Reading multiple Python pickled data at once, buffering and newlines?

san picture san · Apr 1, 2011 · Viewed 7.4k times · Source

to give you context:

I have a large file f, several Gigs in size. It contains consecutive pickles of different object that were generated by running

for obj in objs: cPickle.dump(obj, f)

I want to take advantage of buffering when reading this file. What I want, is to read several picked objects into a buffer at a time. What is the best way of doing this? I want an analogue of readlines(buffsize) for pickled data.
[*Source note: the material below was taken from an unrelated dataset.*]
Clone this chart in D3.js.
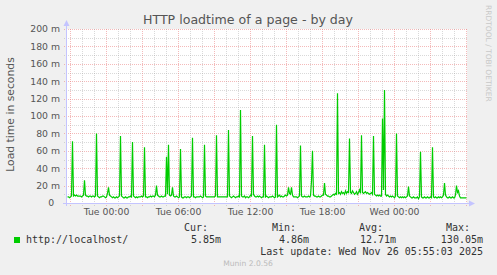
<!DOCTYPE html>
<html>
<head>
<meta charset="utf-8">
<script src="https://cdn.jsdelivr.net/npm/d3@7"></script>
<style>
  body { margin: 0; background: #f0f0f0; }
  svg { display: block; font-family: "DejaVu Sans", sans-serif; }
  .mono { font-family: "DejaVu Sans Mono", monospace; white-space: pre; }
</style>
</head>
<body>
<script>
// munin day graph: one sample every 5 minutes, starting Mon 24 Nov 20:42:30
const startTime = new Date(2025, 10, 24, 20, 42, 30);
const stepMinutes = 5;

// load time in ms, one row = one hour (12 samples)
const loadMs = [
  7, 7, 6, 7, 8, 71, 8, 9, 8, 9, 8, 8,
  8, 8, 7, 8, 9, 26, 9, 8, 8, 7, 8, 8,
  7, 8, 8, 7, 8, 80, 8, 7, 6, 7, 7, 8,
  8, 7, 6, 7, 11, 18, 9, 8, 7, 6, 7, 6,
  6, 7, 6, 7, 8, 77, 8, 7, 6, 6, 7, 6,
  6, 7, 7, 8, 7, 70, 8, 7, 6, 7, 6, 7,
  7, 7, 8, 7, 8, 64, 7, 7, 6, 7, 7, 8,
  7, 8, 8, 7, 9, 20, 9, 8, 7, 7, 8, 7,
  7, 8, 8, 53, 10, 67, 9, 8, 9, 18, 8, 7,
  7, 8, 7, 6, 7, 62, 7, 6, 6, 7, 7, 6,
  7, 7, 6, 7, 8, 75, 7, 7, 6, 7, 7, 7,
  7, 8, 7, 6, 7, 67, 8, 7, 7, 7, 7, 7,
  7, 7, 7, 7, 8, 78, 7, 7, 7, 7, 7, 7,
  7, 7, 7, 7, 7, 84, 8, 7, 6, 7, 8, 7,
  6, 7, 7, 8, 7, 107, 8, 7, 7, 8, 6, 7,
  7, 6, 7, 9, 8, 77, 10, 8, 7, 7, 8, 7,
  8, 7, 6, 7, 7, 67, 7, 8, 7, 6, 7, 7,
  7, 8, 7, 6, 7, 90, 7, 8, 9, 7, 8, 7,
  7, 8, 9, 8, 9, 18, 11, 10, 18, 9, 7, 7,
  7, 7, 6, 7, 8, 66, 8, 7, 7, 8, 7, 7,
  7, 8, 7, 8, 25, 60, 9, 8, 8, 7, 7, 8,
  7, 7, 8, 9, 9, 23, 10, 9, 8, 8, 7, 7,
  8, 9, 10, 9, 11, 10, 126, 11, 12, 10, 13, 11,
  12, 10, 14, 11, 13, 12, 74, 12, 11, 14, 12, 10,
  11, 13, 10, 12, 15, 11, 78, 12, 11, 12, 13, 11,
  12, 11, 10, 11, 12, 10, 77, 10, 9, 8, 9, 8,
  9, 8, 8, 97, 15, 130, 10, 8, 9, 8, 7, 8,
  7, 8, 7, 6, 8, 80, 8, 7, 6, 7, 6, 7,
  6, 7, 6, 7, 8, 19, 8, 7, 6, 6, 7, 6,
  6, 6, 7, 4.86, 7, 59, 7, 6, 6, 7, 6, 6,
  7, 6, 6, 7, 6, 64, 7, 6, 7, 6, 6, 7,
  6, 7, 6, 7, 9, 23, 9, 7, 6, 6, 7, 6,
  6, 7, 6, 6, 9, 20, 12, 14, 8, 6, 6, 6,
  6, 6, 6, 5.85
];

const yTicks = [0, 20, 40, 60, 80, 100, 120, 140, 160, 180, 200];
const seriesName = "http://localhost/";
const statHeads = ["Cur:", "Min:", "Avg:", "Max:"];
const statValues = ["5.85m", "4.86m", "12.71m", "130.05m"];
const lastUpdate = "Last update: Wed Nov 26 05:55:03 2025";

const WIDTH = 497;
const HEIGHT = 275;
const PLOT = { left: 67, right: 467, top: 29, bottom: 203 };
const GREEN = "#00cc00";
const AXIS = "#c4c4ff";
const MINOR = "rgba(160,160,160,0.4)";
const MAJOR = "rgba(235,130,130,0.55)";

const data = loadMs.map((v, i) => ({
  t: new Date(startTime.getTime() + (i + 0.5) * stepMinutes * 60000),
  v: v
}));

const x = d3.scaleTime()
  .domain([startTime, new Date(startTime.getTime() + 400 * stepMinutes * 60000)])
  .range([PLOT.left, PLOT.right]);

const y = d3.scaleLinear()
  .domain([0, 200])
  .range([PLOT.bottom, PLOT.top]);

const svg = d3.select("body").append("svg")
  .attr("width", WIDTH)
  .attr("height", HEIGHT);

svg.append("rect").attr("width", WIDTH).attr("height", HEIGHT).attr("fill", "#f0f0f0");

// canvas
svg.append("rect")
  .attr("x", PLOT.left).attr("y", PLOT.top)
  .attr("width", PLOT.right - PLOT.left).attr("height", PLOT.bottom - PLOT.top)
  .attr("fill", "#fff");

const grid = svg.append("g").attr("shape-rendering", "crispEdges");

// horizontal grid: minor every 10m, major every 20m
d3.range(10, 201, 10).forEach(function(v) {
  const major = v % 20 === 0;
  grid.append("line")
    .attr("x1", PLOT.left - 3).attr("x2", PLOT.right)
    .attr("y1", Math.round(y(v)) + 0.5).attr("y2", Math.round(y(v)) + 0.5)
    .attr("stroke", major ? MAJOR : MINOR)
    .attr("stroke-dasharray", "1,1");
});

// vertical grid: minor every hour, major every 3 hours
x.ticks(d3.timeHour.every(1)).forEach(function(t) {
  const major = t.getHours() % 3 === 0;
  const xx = Math.floor(x(t)) + 0.5;
  grid.append("line")
    .attr("x1", xx).attr("x2", xx)
    .attr("y1", PLOT.top).attr("y2", PLOT.bottom + 3)
    .attr("stroke", major ? MAJOR : MINOR)
    .attr("stroke-dasharray", "1,1");
});

// axes
const axes = svg.append("g").attr("fill", AXIS).attr("stroke", AXIS);
axes.append("line")
  .attr("x1", PLOT.left - 0.5).attr("x2", PLOT.left - 0.5)
  .attr("y1", PLOT.bottom + 3).attr("y2", PLOT.top - 6)
  .attr("shape-rendering", "crispEdges");
axes.append("path")
  .attr("stroke", "none")
  .attr("d", `M${PLOT.left - 3.5},${PLOT.top - 3} L${PLOT.left - 0.5},${PLOT.top - 9} L${PLOT.left + 2.5},${PLOT.top - 3} Z`);
axes.append("line")
  .attr("x1", PLOT.left - 4).attr("x2", PLOT.right + 4)
  .attr("y1", PLOT.bottom + 0.5).attr("y2", PLOT.bottom + 0.5)
  .attr("shape-rendering", "crispEdges");
axes.append("path")
  .attr("stroke", "none")
  .attr("d", `M${PLOT.right + 2},${PLOT.bottom - 2.5} L${PLOT.right + 8},${PLOT.bottom + 0.5} L${PLOT.right + 2},${PLOT.bottom + 3.5} Z`);

// y labels
svg.append("g")
  .selectAll("text")
  .data(yTicks)
  .enter()
  .append("text")
  .attr("x", 60)
  .attr("y", d => y(d))
  .attr("dy", "0.36em")
  .attr("text-anchor", "end")
  .attr("font-size", "9.3px")
  .attr("fill", "#555")
  .style("white-space", "pre")
  .text(d => d === 0 ? "0  " : d + " m");

// x labels, every 6 hours, only those inside the canvas
const fmt = d3.timeFormat("%a %H:%M");
svg.append("g")
  .selectAll("text")
  .data(x.ticks(d3.timeHour.every(6)).filter(t => x(t) < PLOT.right - 30))
  .enter()
  .append("text")
  .attr("x", d => x(d))
  .attr("y", 215)
  .attr("text-anchor", "middle")
  .attr("font-size", "9.3px")
  .attr("fill", "#555")
  .text(d => fmt(d));

// series
svg.append("path")
  .datum(data)
  .attr("fill", "none")
  .attr("stroke", GREEN)
  .attr("stroke-width", 1.2)
  .attr("d", d3.line().x(d => x(d.t)).y(d => y(d.v)));

// title
svg.append("text")
  .attr("x", 248)
  .attr("y", 24)
  .attr("text-anchor", "middle")
  .attr("font-size", "12.6px")
  .attr("fill", "#555")
  .text("HTTP loadtime of a page - by day");

// vertical axis title
svg.append("text")
  .attr("transform", "translate(14,114.5) rotate(-90)")
  .attr("text-anchor", "middle")
  .attr("font-size", "10.8px")
  .attr("fill", "#555")
  .text("Load time in seconds");

// watermark
svg.append("text")
  .attr("transform", "translate(485.5,5) rotate(90)")
  .attr("font-size", "7.5px")
  .attr("fill", "#c8c8c8")
  .text("RRDTOOL / TOBI OETIKER");

// legend
svg.append("rect")
  .attr("x", 14).attr("y", 237)
  .attr("width", 6).attr("height", 6)
  .attr("fill", GREEN);

svg.append("text")
  .attr("class", "mono")
  .attr("x", 26).attr("y", 243)
  .attr("font-size", "10px")
  .attr("fill", "#333")
  .text(seriesName);

const headRight = [208, 296, 383, 470];
const valRight = [221, 309, 396, 483];

svg.append("g")
  .selectAll("text")
  .data(statHeads)
  .enter()
  .append("text")
  .attr("class", "mono")
  .attr("x", (d, i) => headRight[i]).attr("y", 231)
  .attr("text-anchor", "end")
  .attr("font-size", "10px")
  .attr("fill", "#333")
  .text(d => d);

svg.append("g")
  .selectAll("text")
  .data(statValues)
  .enter()
  .append("text")
  .attr("class", "mono")
  .attr("x", (d, i) => valRight[i]).attr("y", 243)
  .attr("text-anchor", "end")
  .attr("font-size", "10px")
  .attr("fill", "#333")
  .text(d => d);

svg.append("text")
  .attr("class", "mono")
  .attr("x", 483).attr("y", 255)
  .attr("text-anchor", "end")
  .attr("font-size", "10px")
  .attr("fill", "#333")
  .text(lastUpdate);

svg.append("text")
  .attr("x", 248).attr("y", 266)
  .attr("text-anchor", "middle")
  .attr("font-size", "7.6px")
  .attr("fill", "#bbb")
  .text("Munin 2.0.56");
</script>
</body>
</html>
In fact if the picked data is indeed newline delimited one could use readlines, but I am not sure if that is true.

Another option that I have in mind is to dumps() the pickled object to a string first and then to write the strings to a file, each separated by a newline. To read the file back I can use readlines() and loads(). But I fear that a pickled object may have the "\n" character and it will throw off this file reading scheme. Is my fear unfounded ?

One option is to pickle it out as a huge list of objects, but that will require more memory than I can afford. The setup can be sped up by multi-threading but I do not want to go there before I get the buffering working properly. Whats the "best practice" for situations like this.
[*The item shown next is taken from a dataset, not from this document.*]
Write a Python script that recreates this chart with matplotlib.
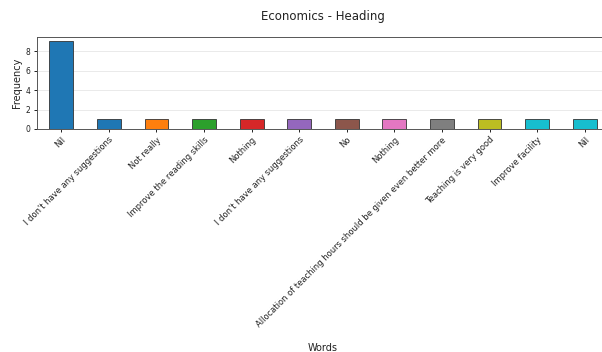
import matplotlib
matplotlib.use("Agg")
import matplotlib.pyplot as plt

words = ["Nil", "I don't have any suggestions", "Not really", "Improve the reading skills",
         "Nothing", "I don't have any suggestions", "No", "Nothing",
         "Allocation of teaching hours should be given even better more",
         "Teaching is very good", "Improve facility", "Nil"]
frequency = [9, 1, 1, 1, 1, 1, 1, 1, 1, 1, 1, 1]
colors = ["#1f77b4", "#1f77b4", "#ff7f0e", "#2ca02c", "#d62728", "#9467bd",
          "#8c564b", "#e377c2", "#7f7f7f", "#bcbd22", "#17becf", "#17becf"]

fig = plt.figure(figsize=(6.02, 3.52), dpi=100)
ax = fig.add_axes([37/602, 1 - 129/352, (609-37)/602, (129-37)/352])
x = list(range(len(words)))
ax.bar(x, frequency, width=0.5, color=colors, edgecolor="#333333", linewidth=0.6, zorder=3)
ax.set_xlim(-0.51, len(words) - 1 + 0.51)
ax.set_ylim(0, 9.45)
ax.set_yticks([0, 2, 4, 6, 8])
ax.yaxis.grid(True, color="#e6e6e6", linewidth=0.6, zorder=0)
ax.set_xticks(x)
ax.set_xticklabels(words, rotation=45, ha="right", rotation_mode="anchor", fontsize=6, color="#222222")
ax.tick_params(axis="y", labelsize=5.5, length=2.5, width=0.6, pad=2, labelcolor="#222222")
ax.tick_params(axis="x", length=2.5, width=0.6, pad=2)
for s in ax.spines.values():
    s.set_color("#555555")
    s.set_linewidth(0.7)
ax.set_title("Economics - Heading", fontsize=8.5, pad=12, color="#222222")
ax.set_ylabel("Frequency", fontsize=7, labelpad=3, color="#222222")
ax.set_xlabel("Words", fontsize=7, color="#222222")
ax.xaxis.set_label_coords((323-37)/(609-37), -(343-129)/(129-37))
fig.savefig("out.png", dpi=100)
EDIT: I can also read in raw bytes into a buffer and invoke loads on that, but I need to know how many bytes of that buffer was consumed by loads so that I can throw the head away.

Answer

SingleNegationElimination picture SingleNegationElimination · Apr 1, 2011

You don't need to do anything, i think.

>>> import pickle
>>> import StringIO
>>> s = StringIO.StringIO(pickle.dumps('apples') + pickle.dumps('bananas'))
>>> pickle.load(s)
'apples'
>>> pickle.load(s)
'bananas'
>>> pickle.load(s)

Traceback (most recent call last):
  File "<pyshell#25>", line 1, in <module>
    pickle.load(s)
  File "C:\Python26\lib\pickle.py", line 1370, in load
    return Unpickler(file).load()
  File "C:\Python26\lib\pickle.py", line 858, in load
    dispatch[key](self)
  File "C:\Python26\lib\pickle.py", line 880, in load_eof
    raise EOFError
EOFError
>>>